Second, in the blue box to the right, I've highlighted the runners' average pace score for their last four UK/Irish runs (4 - led, through to 1 - held up).
And third, the view is sorted by draw (see left hand orange box) to give a visual perspective on how the pace might play out, based on the recent history of the runners in the field. In this case, there looked to be a bit of pace competition both high and low, where our draw research ssuggested those drawn on the flanks had the best record. Moreover, those who raced prominently or mid-division had fared marginally best in this sample (see the coloured blobs in the highlighted green box), though there seemed little in it.
That draw/pace profile hinted at Muscika, Black Isle Boy and My Name Is Rio.
The final piece in the puzzle is horse form. Clearly, this is a significant piece and, once the field has been whittled using draw and/or pace, the focus is keenly on what the animals have done. Trainer form is probably the least considered element at this stage in my testing, unless a handler is obviously bang out of, or in, form. [Trainer form is also the element which needs most further scrutiny just now, in terms of how I measure it].
I use Instant Expert, Full Form and the Card tab for the horse form part, and it feels like the one component which will be quite difficult to automate.
Here's how the key components of my 'race card' looked in the spreadsheet [click the image to expand it].
Looking back on this I probably got the pre-runner pace profile colouring wrong. It is generally my preference to favour early pace, as I have done here; but the historical profile suggested a slightly more restrained ride was often the way to go, and so it proved. Fortunately, there was enough in Black Isle Boy's favour - especially at the price - to have a small interest anyway, though I feel I was somewhat lucky rather than good in this instance.
Why are you telling me this?
I mention all of the above for two reasons. One, a bit like the 'secret' to weight loss being diet and exercise, there is no secret to form study. It involves pulling all, or as many as possible, of the salient factors into a melting pot of deliberation. It takes time and effort, some of which can be automated.
Which segues nicely onto reason two: all of this content exists within Geegeez Gold, which means the process of automation is within our/my control. It's on the wish list!
2. A R-r-r-r-r-ating?!
Ratings are tricky. Super tricky. There are times and places when they're of huge utility, and there are other times when, in my opinion, they offer little to no value. For example, what use is a speed rating if the race looks likely to be run at a crawl? And what use is an ability rating if it fails to account for the specific race conditions on the day?
The best rating would accommodate such considerations and more besides; and it would learn to refine its number set as more evidence is presented.

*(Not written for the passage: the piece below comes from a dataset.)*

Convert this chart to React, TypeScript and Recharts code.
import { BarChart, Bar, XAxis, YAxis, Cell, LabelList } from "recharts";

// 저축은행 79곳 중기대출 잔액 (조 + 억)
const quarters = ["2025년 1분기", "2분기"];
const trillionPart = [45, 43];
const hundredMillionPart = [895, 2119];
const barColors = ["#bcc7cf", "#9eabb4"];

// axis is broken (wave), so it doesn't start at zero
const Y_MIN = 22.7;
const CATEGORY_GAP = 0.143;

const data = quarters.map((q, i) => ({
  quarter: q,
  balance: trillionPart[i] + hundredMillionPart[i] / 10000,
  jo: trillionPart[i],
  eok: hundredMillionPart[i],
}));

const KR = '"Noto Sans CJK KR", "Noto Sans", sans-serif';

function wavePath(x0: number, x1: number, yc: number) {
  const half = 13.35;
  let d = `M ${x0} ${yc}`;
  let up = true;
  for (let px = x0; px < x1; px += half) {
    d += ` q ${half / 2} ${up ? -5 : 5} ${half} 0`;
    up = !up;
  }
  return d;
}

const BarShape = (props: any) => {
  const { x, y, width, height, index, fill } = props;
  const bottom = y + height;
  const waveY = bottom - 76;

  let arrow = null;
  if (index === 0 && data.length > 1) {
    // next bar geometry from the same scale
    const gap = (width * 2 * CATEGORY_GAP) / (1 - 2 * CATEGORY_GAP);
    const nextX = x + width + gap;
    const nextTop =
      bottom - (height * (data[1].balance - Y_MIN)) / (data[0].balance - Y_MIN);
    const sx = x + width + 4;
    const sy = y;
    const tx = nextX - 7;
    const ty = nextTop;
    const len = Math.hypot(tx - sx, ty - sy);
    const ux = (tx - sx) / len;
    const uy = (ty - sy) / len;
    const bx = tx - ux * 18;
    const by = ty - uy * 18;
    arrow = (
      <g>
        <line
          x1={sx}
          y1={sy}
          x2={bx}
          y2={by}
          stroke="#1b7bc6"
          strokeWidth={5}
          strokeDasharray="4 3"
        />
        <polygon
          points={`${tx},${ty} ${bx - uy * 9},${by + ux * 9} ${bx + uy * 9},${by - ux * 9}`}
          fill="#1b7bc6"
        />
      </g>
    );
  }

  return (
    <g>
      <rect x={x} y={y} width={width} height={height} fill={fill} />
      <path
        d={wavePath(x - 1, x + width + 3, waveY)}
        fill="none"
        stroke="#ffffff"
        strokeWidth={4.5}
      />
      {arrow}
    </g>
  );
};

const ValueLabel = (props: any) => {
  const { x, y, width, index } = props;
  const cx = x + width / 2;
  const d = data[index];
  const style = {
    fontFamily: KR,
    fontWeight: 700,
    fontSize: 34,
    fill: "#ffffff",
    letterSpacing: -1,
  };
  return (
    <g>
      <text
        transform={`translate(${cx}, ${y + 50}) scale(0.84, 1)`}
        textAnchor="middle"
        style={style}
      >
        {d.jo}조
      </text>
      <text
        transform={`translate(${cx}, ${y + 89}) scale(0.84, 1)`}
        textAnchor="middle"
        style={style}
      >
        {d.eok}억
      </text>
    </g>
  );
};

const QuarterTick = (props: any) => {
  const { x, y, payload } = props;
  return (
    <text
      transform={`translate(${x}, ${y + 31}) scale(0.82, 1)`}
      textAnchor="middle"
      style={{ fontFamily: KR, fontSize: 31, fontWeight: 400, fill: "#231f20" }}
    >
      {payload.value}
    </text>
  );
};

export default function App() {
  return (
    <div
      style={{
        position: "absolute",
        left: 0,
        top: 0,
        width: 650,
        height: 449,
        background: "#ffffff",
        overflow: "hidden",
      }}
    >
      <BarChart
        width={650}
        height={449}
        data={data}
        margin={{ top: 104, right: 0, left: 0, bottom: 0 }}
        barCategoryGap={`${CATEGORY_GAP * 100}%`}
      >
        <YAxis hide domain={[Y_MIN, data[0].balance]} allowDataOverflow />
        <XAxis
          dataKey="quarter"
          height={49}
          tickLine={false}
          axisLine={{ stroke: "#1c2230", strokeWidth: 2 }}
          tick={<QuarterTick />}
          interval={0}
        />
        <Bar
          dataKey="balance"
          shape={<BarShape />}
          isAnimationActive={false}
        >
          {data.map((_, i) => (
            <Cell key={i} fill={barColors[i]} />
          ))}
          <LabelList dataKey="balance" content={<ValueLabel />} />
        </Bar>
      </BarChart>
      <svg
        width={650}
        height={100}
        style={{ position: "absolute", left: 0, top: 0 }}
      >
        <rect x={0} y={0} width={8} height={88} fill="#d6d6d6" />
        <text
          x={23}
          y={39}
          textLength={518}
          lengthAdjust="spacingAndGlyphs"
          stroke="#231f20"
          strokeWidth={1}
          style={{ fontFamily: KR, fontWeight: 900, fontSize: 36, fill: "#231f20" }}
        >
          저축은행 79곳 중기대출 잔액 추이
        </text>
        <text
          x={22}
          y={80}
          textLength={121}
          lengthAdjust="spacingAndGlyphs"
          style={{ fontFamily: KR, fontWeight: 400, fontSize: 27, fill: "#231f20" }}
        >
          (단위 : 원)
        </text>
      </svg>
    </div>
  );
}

In point of fact, that's largely how Peter May's ratings, which we proudly carry here on Geegeez Gold, are derived.
And, in a weak moment, I got it into my noggin that I might create my own set of figures. Actually, it's a recurring thought. But I know that this would become somewhat sisyphean (I'd love to name a horse, Somewhat Sysiphean!) - it would be a life's work, and one almost certainly doomed to ignominious failure.

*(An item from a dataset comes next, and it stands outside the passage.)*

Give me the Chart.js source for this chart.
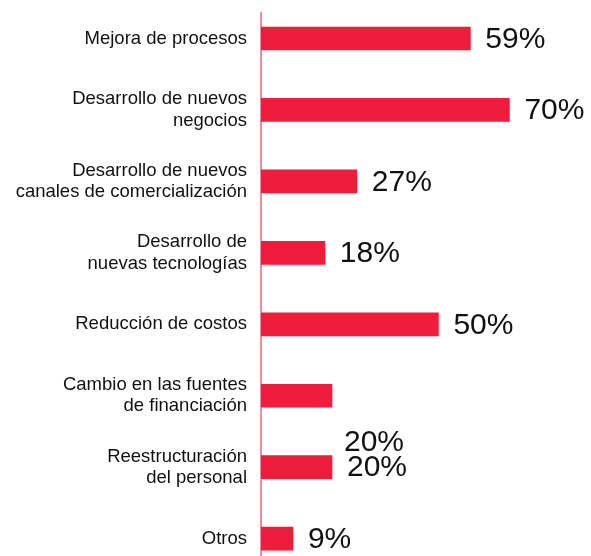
<!DOCTYPE html>
<html>
<head>
    <meta charset="UTF-8">
    <title>Objetivos</title>
    <script src="https://cdn.jsdelivr.net/npm/chart.js"></script>
    <style>
        html, body { margin: 0; padding: 0; background: #fff; overflow: hidden; }
        #wrap { width: 591px; height: 556px; }
    </style>
</head>
<body>
<div id="wrap"><canvas id="chart" width="591" height="556"></canvas></div>

<script>
    // category labels (multi-line) and values in %
    const categories = [
        ['Mejora de procesos'],
        ['Desarrollo de nuevos', 'negocios'],
        ['Desarrollo de nuevos', 'canales de comercialización'],
        ['Desarrollo de', 'nuevas tecnologías'],
        ['Reducción de costos'],
        ['Cambio en las fuentes', 'de financiación'],
        ['Reestructuración', 'del personal'],
        ['Otros']
    ];
    const values = [59, 70, 27, 18, 50, 20, 20, 9];

    const FONT = '"Liberation Sans", Arial, Helvetica, sans-serif';
    const BAR_RED = '#EE1D3B';

    // value labels drawn to the right of each bar
    const valueLabels = {
        id: 'valueLabels',
        afterDatasetsDraw(chart) {
            const ctx = chart.ctx;
            const meta = chart.getDatasetMeta(0);
            ctx.save();
            ctx.font = '30px ' + FONT;
            ctx.fillStyle = '#111';
            ctx.textAlign = 'left';
            ctx.textBaseline = 'middle';
            meta.data.forEach((bar, i) => {
                let x = bar.x + 15;
                let y = bar.y + 1;
                // the original has the "Cambio..." label slipped down onto the next row
                if (i === 5) { x -= 3; y += 46; }
                ctx.fillText(values[i] + '%', x, y);
            });
            ctx.restore();
        }
    };

    const ctx = document.getElementById('chart').getContext('2d');
    new Chart(ctx, {
        type: 'bar',
        data: {
            datasets: [{
                data: values.map((v, i) => ({ x: v, y: i })),
                backgroundColor: BAR_RED,
                borderWidth: 0,
                barThickness: 23
            }]
        },
        options: {
            indexAxis: 'y',
            responsive: false,
            animation: false,
            layout: { padding: { top: 13, left: 0, right: 0, bottom: 0 } },
            plugins: {
                legend: { display: false },
                tooltip: { enabled: false }
            },
            scales: {
                x: {
                    type: 'linear',
                    display: false,
                    min: 0,
                    max: 93
                },
                y: {
                    type: 'linear',
                    reverse: true,
                    offset: false,
                    min: -0.357,
                    max: 7.243,
                    afterFit(scale) {
                        scale.width = 261;
                        scale.paddingTop = 0;
                        scale.paddingBottom = 0;
                    },
                    grid: { display: false, drawTicks: false, offset: false },
                    border: { display: true, color: '#F4899C', width: 2 },
                    ticks: {
                        stepSize: 1,
                        includeBounds: false,
                        autoSkip: false,
                        padding: 14,
                        color: '#111',
                        font: { family: FONT, size: 18.5, lineHeight: 1.15 },
                        callback: (v) => Number.isInteger(v) && categories[v] ? categories[v] : ''
                    }
                }
            }
        },
        plugins: [valueLabels]
    });
</script>
</body>
</html>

In spite of holding that contention in my saner moments, I did draw up the first (extremely) rough draft of 'ground zero' for a rating set. Here is it. Click for a full size view, and feel free to make a comment below. But please don't ask questions!!
So yes, oodles in the pipeline, some of it nearer / more realistic than others; all of it obliged to follow on from the major infrastructure work we're currently undertaking. It's going to be another exciting year ahead!